>> start SOURCE DATA
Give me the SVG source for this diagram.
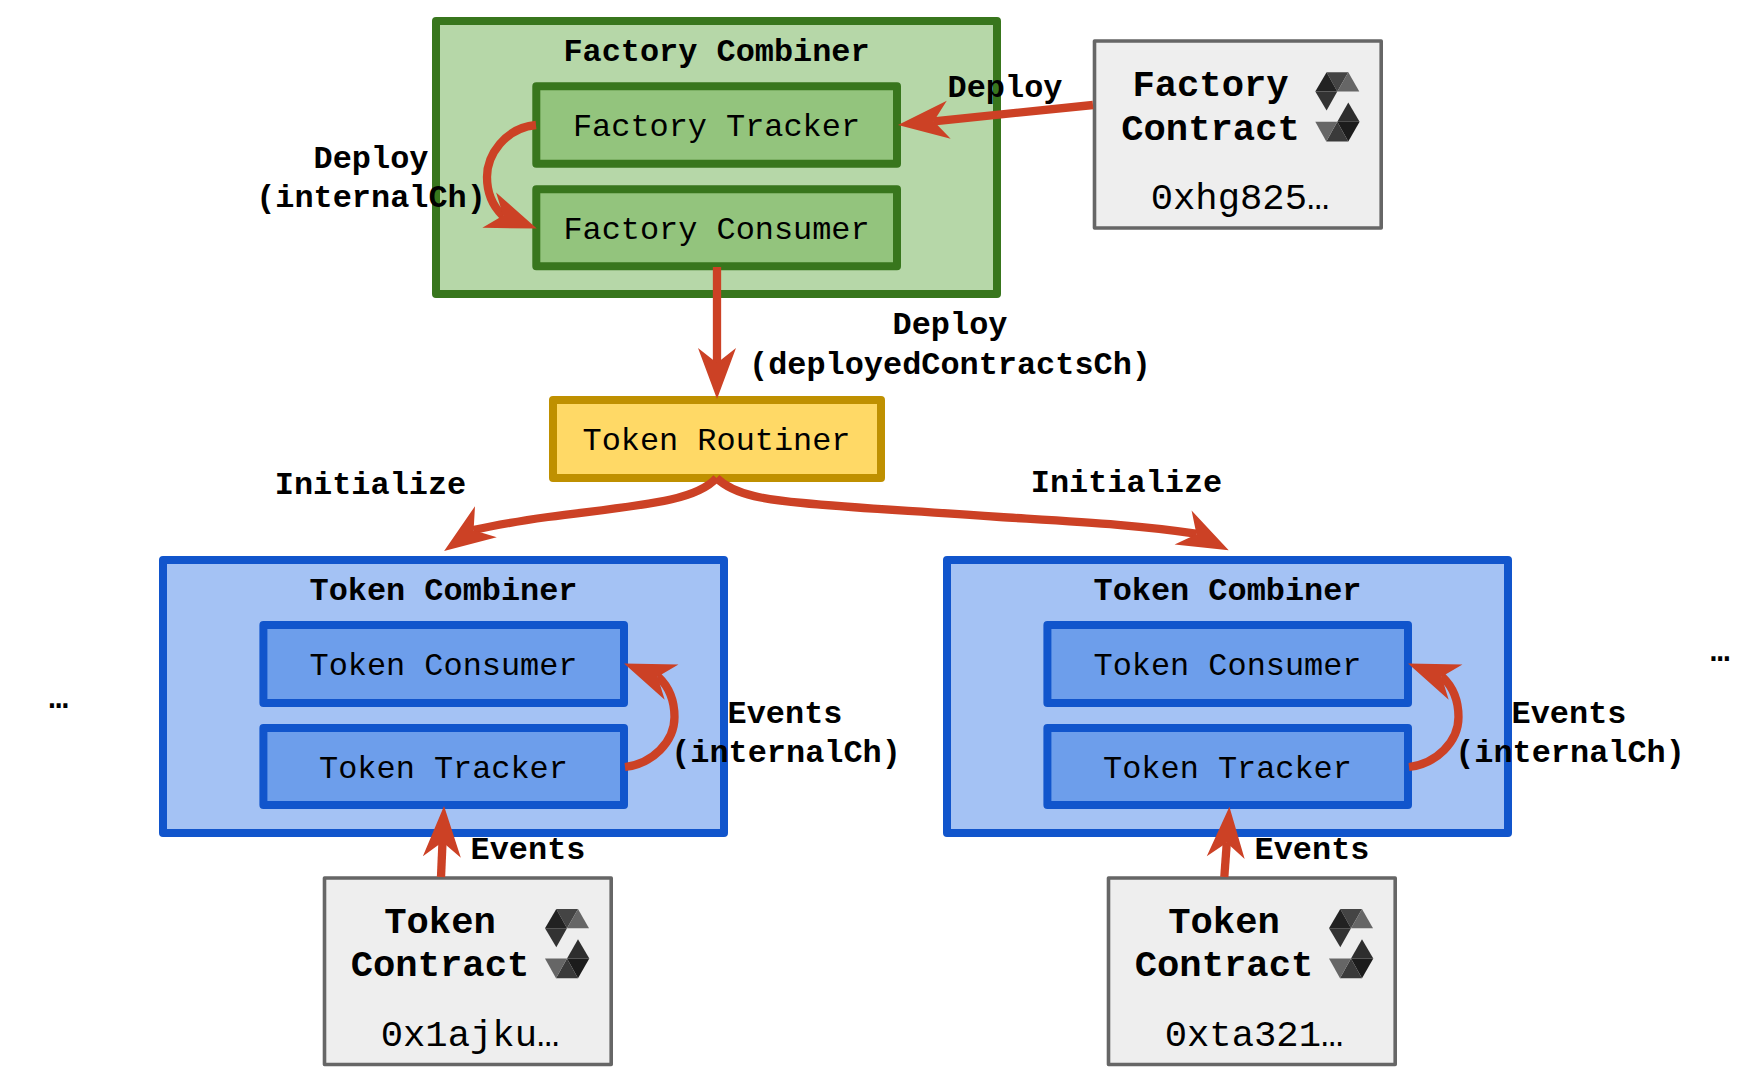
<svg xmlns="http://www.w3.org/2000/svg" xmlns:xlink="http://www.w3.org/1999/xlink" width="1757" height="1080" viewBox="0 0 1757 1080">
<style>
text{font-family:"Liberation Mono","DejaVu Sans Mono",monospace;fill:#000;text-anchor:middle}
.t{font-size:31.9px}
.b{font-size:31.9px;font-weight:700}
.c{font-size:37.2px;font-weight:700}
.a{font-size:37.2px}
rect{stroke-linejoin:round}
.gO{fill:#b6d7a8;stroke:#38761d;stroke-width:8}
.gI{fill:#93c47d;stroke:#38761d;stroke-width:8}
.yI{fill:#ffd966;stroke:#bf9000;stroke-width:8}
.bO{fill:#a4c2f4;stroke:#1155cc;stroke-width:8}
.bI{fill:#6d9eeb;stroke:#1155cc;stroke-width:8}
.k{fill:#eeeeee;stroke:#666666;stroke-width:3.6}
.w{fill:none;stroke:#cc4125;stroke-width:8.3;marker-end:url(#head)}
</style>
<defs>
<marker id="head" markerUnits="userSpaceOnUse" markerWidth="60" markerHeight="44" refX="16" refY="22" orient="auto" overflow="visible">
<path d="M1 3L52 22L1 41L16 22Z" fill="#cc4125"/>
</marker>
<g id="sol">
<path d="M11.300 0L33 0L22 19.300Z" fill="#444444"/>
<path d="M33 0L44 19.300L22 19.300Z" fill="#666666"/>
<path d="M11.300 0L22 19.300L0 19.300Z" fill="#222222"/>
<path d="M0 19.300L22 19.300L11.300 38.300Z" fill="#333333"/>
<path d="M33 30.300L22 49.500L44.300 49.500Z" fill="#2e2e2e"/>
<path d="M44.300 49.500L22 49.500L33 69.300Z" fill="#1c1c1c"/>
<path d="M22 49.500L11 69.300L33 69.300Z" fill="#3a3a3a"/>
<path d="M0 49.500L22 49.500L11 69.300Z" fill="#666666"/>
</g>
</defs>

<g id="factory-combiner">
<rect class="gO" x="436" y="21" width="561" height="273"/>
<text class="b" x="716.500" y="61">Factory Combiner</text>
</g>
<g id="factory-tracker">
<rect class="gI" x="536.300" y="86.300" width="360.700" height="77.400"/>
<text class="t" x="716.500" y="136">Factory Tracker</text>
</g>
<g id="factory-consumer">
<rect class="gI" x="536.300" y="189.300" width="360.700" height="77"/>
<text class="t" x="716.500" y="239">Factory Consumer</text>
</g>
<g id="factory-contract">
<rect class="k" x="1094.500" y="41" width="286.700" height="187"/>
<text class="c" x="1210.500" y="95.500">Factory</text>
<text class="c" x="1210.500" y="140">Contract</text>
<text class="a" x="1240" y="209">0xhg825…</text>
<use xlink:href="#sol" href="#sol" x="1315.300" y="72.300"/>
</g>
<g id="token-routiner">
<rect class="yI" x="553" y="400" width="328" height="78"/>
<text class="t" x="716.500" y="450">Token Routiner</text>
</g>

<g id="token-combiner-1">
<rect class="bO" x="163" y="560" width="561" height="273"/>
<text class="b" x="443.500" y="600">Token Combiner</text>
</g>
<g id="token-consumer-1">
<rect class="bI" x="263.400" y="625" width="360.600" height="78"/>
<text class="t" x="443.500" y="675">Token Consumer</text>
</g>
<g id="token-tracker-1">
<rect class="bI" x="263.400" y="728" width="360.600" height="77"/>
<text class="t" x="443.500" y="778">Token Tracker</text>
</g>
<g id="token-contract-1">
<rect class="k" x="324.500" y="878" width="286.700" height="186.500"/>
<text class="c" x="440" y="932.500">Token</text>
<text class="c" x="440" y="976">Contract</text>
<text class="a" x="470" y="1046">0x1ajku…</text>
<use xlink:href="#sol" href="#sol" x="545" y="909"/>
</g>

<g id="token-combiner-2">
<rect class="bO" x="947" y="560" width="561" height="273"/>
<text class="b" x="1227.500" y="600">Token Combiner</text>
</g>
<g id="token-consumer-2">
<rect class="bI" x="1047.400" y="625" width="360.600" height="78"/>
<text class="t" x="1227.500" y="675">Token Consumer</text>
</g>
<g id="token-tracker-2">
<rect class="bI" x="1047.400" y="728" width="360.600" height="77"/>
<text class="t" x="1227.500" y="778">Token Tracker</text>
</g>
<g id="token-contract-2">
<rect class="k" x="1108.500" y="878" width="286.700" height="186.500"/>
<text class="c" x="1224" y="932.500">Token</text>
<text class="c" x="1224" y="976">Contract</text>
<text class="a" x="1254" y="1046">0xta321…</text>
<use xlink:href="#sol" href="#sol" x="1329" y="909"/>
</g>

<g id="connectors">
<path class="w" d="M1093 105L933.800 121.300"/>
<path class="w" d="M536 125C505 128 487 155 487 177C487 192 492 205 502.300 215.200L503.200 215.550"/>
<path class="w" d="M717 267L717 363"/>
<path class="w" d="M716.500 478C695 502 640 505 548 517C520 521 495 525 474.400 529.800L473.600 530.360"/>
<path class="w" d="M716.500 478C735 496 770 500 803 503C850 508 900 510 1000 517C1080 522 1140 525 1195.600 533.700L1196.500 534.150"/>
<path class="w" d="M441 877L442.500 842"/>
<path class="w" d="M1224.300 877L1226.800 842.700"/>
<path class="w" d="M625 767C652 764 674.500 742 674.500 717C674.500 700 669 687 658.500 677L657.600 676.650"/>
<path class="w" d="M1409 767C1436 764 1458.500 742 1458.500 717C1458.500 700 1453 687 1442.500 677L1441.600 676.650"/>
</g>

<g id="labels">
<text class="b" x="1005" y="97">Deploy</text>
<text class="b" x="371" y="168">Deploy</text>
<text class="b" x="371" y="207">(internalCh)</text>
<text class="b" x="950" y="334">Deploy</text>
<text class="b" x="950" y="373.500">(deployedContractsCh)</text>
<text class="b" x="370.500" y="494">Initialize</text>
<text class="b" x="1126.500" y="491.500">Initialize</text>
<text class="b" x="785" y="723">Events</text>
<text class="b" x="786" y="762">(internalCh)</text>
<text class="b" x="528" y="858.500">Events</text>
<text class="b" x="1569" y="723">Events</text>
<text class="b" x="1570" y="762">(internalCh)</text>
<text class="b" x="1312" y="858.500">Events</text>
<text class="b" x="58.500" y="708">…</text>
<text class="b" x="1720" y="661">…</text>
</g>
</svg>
>> end SOURCE DATA
# [TASK]
All of the material above needs to be restated exactly, with no pictures.

# [SOLUTION]
Give me the SVG source for this diagram.
<svg xmlns="http://www.w3.org/2000/svg" xmlns:xlink="http://www.w3.org/1999/xlink" width="1757" height="1080" viewBox="0 0 1757 1080">
<style>
text{font-family:"Liberation Mono","DejaVu Sans Mono",monospace;fill:#000;text-anchor:middle}
.t{font-size:31.9px}
.b{font-size:31.9px;font-weight:700}
.c{font-size:37.2px;font-weight:700}
.a{font-size:37.2px}
rect{stroke-linejoin:round}
.gO{fill:#b6d7a8;stroke:#38761d;stroke-width:8}
.gI{fill:#93c47d;stroke:#38761d;stroke-width:8}
.yI{fill:#ffd966;stroke:#bf9000;stroke-width:8}
.bO{fill:#a4c2f4;stroke:#1155cc;stroke-width:8}
.bI{fill:#6d9eeb;stroke:#1155cc;stroke-width:8}
.k{fill:#eeeeee;stroke:#666666;stroke-width:3.6}
.w{fill:none;stroke:#cc4125;stroke-width:8.3;marker-end:url(#head)}
</style>
<defs>
<marker id="head" markerUnits="userSpaceOnUse" markerWidth="60" markerHeight="44" refX="16" refY="22" orient="auto" overflow="visible">
<path d="M1 3L52 22L1 41L16 22Z" fill="#cc4125"/>
</marker>
<g id="sol">
<path d="M11.300 0L33 0L22 19.300Z" fill="#444444"/>
<path d="M33 0L44 19.300L22 19.300Z" fill="#666666"/>
<path d="M11.300 0L22 19.300L0 19.300Z" fill="#222222"/>
<path d="M0 19.300L22 19.300L11.300 38.300Z" fill="#333333"/>
<path d="M33 30.300L22 49.500L44.300 49.500Z" fill="#2e2e2e"/>
<path d="M44.300 49.500L22 49.500L33 69.300Z" fill="#1c1c1c"/>
<path d="M22 49.500L11 69.300L33 69.300Z" fill="#3a3a3a"/>
<path d="M0 49.500L22 49.500L11 69.300Z" fill="#666666"/>
</g>
</defs>

<g id="factory-combiner">
<rect class="gO" x="436" y="21" width="561" height="273"/>
<text class="b" x="716.500" y="61">Factory Combiner</text>
</g>
<g id="factory-tracker">
<rect class="gI" x="536.300" y="86.300" width="360.700" height="77.400"/>
<text class="t" x="716.500" y="136">Factory Tracker</text>
</g>
<g id="factory-consumer">
<rect class="gI" x="536.300" y="189.300" width="360.700" height="77"/>
<text class="t" x="716.500" y="239">Factory Consumer</text>
</g>
<g id="factory-contract">
<rect class="k" x="1094.500" y="41" width="286.700" height="187"/>
<text class="c" x="1210.500" y="95.500">Factory</text>
<text class="c" x="1210.500" y="140">Contract</text>
<text class="a" x="1240" y="209">0xhg825…</text>
<use xlink:href="#sol" href="#sol" x="1315.300" y="72.300"/>
</g>
<g id="token-routiner">
<rect class="yI" x="553" y="400" width="328" height="78"/>
<text class="t" x="716.500" y="450">Token Routiner</text>
</g>

<g id="token-combiner-1">
<rect class="bO" x="163" y="560" width="561" height="273"/>
<text class="b" x="443.500" y="600">Token Combiner</text>
</g>
<g id="token-consumer-1">
<rect class="bI" x="263.400" y="625" width="360.600" height="78"/>
<text class="t" x="443.500" y="675">Token Consumer</text>
</g>
<g id="token-tracker-1">
<rect class="bI" x="263.400" y="728" width="360.600" height="77"/>
<text class="t" x="443.500" y="778">Token Tracker</text>
</g>
<g id="token-contract-1">
<rect class="k" x="324.500" y="878" width="286.700" height="186.500"/>
<text class="c" x="440" y="932.500">Token</text>
<text class="c" x="440" y="976">Contract</text>
<text class="a" x="470" y="1046">0x1ajku…</text>
<use xlink:href="#sol" href="#sol" x="545" y="909"/>
</g>

<g id="token-combiner-2">
<rect class="bO" x="947" y="560" width="561" height="273"/>
<text class="b" x="1227.500" y="600">Token Combiner</text>
</g>
<g id="token-consumer-2">
<rect class="bI" x="1047.400" y="625" width="360.600" height="78"/>
<text class="t" x="1227.500" y="675">Token Consumer</text>
</g>
<g id="token-tracker-2">
<rect class="bI" x="1047.400" y="728" width="360.600" height="77"/>
<text class="t" x="1227.500" y="778">Token Tracker</text>
</g>
<g id="token-contract-2">
<rect class="k" x="1108.500" y="878" width="286.700" height="186.500"/>
<text class="c" x="1224" y="932.500">Token</text>
<text class="c" x="1224" y="976">Contract</text>
<text class="a" x="1254" y="1046">0xta321…</text>
<use xlink:href="#sol" href="#sol" x="1329" y="909"/>
</g>

<g id="connectors">
<path class="w" d="M1093 105L933.800 121.300"/>
<path class="w" d="M536 125C505 128 487 155 487 177C487 192 492 205 502.300 215.200L503.200 215.550"/>
<path class="w" d="M717 267L717 363"/>
<path class="w" d="M716.500 478C695 502 640 505 548 517C520 521 495 525 474.400 529.800L473.600 530.360"/>
<path class="w" d="M716.500 478C735 496 770 500 803 503C850 508 900 510 1000 517C1080 522 1140 525 1195.600 533.700L1196.500 534.150"/>
<path class="w" d="M441 877L442.500 842"/>
<path class="w" d="M1224.300 877L1226.800 842.700"/>
<path class="w" d="M625 767C652 764 674.500 742 674.500 717C674.500 700 669 687 658.500 677L657.600 676.650"/>
<path class="w" d="M1409 767C1436 764 1458.500 742 1458.500 717C1458.500 700 1453 687 1442.500 677L1441.600 676.650"/>
</g>

<g id="labels">
<text class="b" x="1005" y="97">Deploy</text>
<text class="b" x="371" y="168">Deploy</text>
<text class="b" x="371" y="207">(internalCh)</text>
<text class="b" x="950" y="334">Deploy</text>
<text class="b" x="950" y="373.500">(deployedContractsCh)</text>
<text class="b" x="370.500" y="494">Initialize</text>
<text class="b" x="1126.500" y="491.500">Initialize</text>
<text class="b" x="785" y="723">Events</text>
<text class="b" x="786" y="762">(internalCh)</text>
<text class="b" x="528" y="858.500">Events</text>
<text class="b" x="1569" y="723">Events</text>
<text class="b" x="1570" y="762">(internalCh)</text>
<text class="b" x="1312" y="858.500">Events</text>
<text class="b" x="58.500" y="708">…</text>
<text class="b" x="1720" y="661">…</text>
</g>
</svg>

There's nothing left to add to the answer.